IBM Plans Debt 4 Months After Record-Low-Coupon Issue

International Business Machines Corp., the world’s biggest computer-services provider, plans to sell $1 billion of debt due January 2016 as soon as today, according to a person familiar with the transaction.

IBM is marketing the notes four months after selling $1.5 billion of debt due 2013 at the lowest interest rate on record at the time, according to data compiled by Bloomberg, and two weeks after Moody’s Investors Service upgraded the senior unsecured rating of IBM’s debt one level to Aa3 from A1, citing a growing emphasis on higher-margin software and services.

The company plans to spend about $20 billion on acquisitions by 2015 as it aims to almost double operating earnings per share. Chief Executive Officer Sam Palmisano is investing in analytics software and services that help predict trends, as well as cloud computing, which helps customers save money by letting them store and access data via the Internet, rather than from their own servers.

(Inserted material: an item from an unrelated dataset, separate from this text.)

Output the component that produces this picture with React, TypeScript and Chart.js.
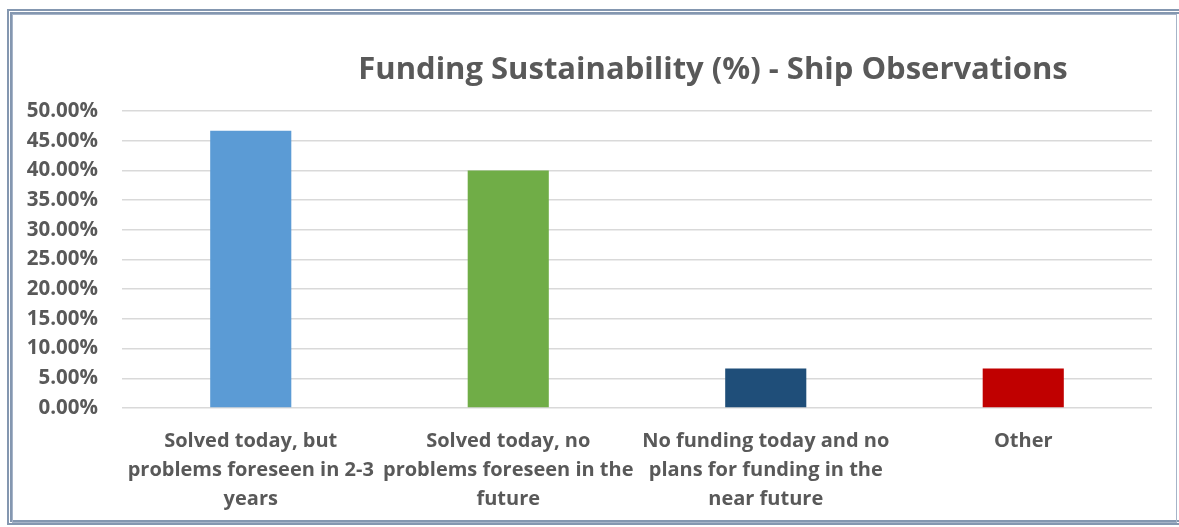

The Moody’s upgrade is “a good reason to expect relatively tight spreads on the new offering,” said Guy LeBas, chief fixed-income strategist and economist at Janney Montgomery Scott LLC in Philadelphia. “In terms of spread, we could actually see it being priced a little tighter than in August.”

Issue Details

The offering may yield 55 basis points more than similar-maturity Treasuries, said the person familiar with the offering, who declined to be identified because terms aren’t set. That implies a yield of about 2.10 percent, based on today’s Treasury bond prices. A basis point is 0.01 percentage point.

Absolute yields on investment-grade debt have declined seven basis points to 3.989 percent since Aug. 2, according to Bank of America Merrill Lynch’s U.S. Corporate Master Index, after earlier touching 3.53 percent on Nov. 4, the lowest yield since the index began in October 1986.

“Total costs could be similar to what we would’ve seen in August with a five-year,” said LeBas in a telephone interview.

IBM’s 1 percent debt maturing August 2013 traded at 99.778 cents on Dec. 3 to yield 1.085 percent, or 30.4 basis points more than similar-maturity Treasuries, according to Trace, the bond-price reporting system of the Financial Industry Regulatory Authority. The notes were sold at a spread of 30 basis points. The company, which has completed 16 acquisitions this year, ended the third quarter with more than $11 billion in cash and short-term investments, according to data compiled by Bloomberg.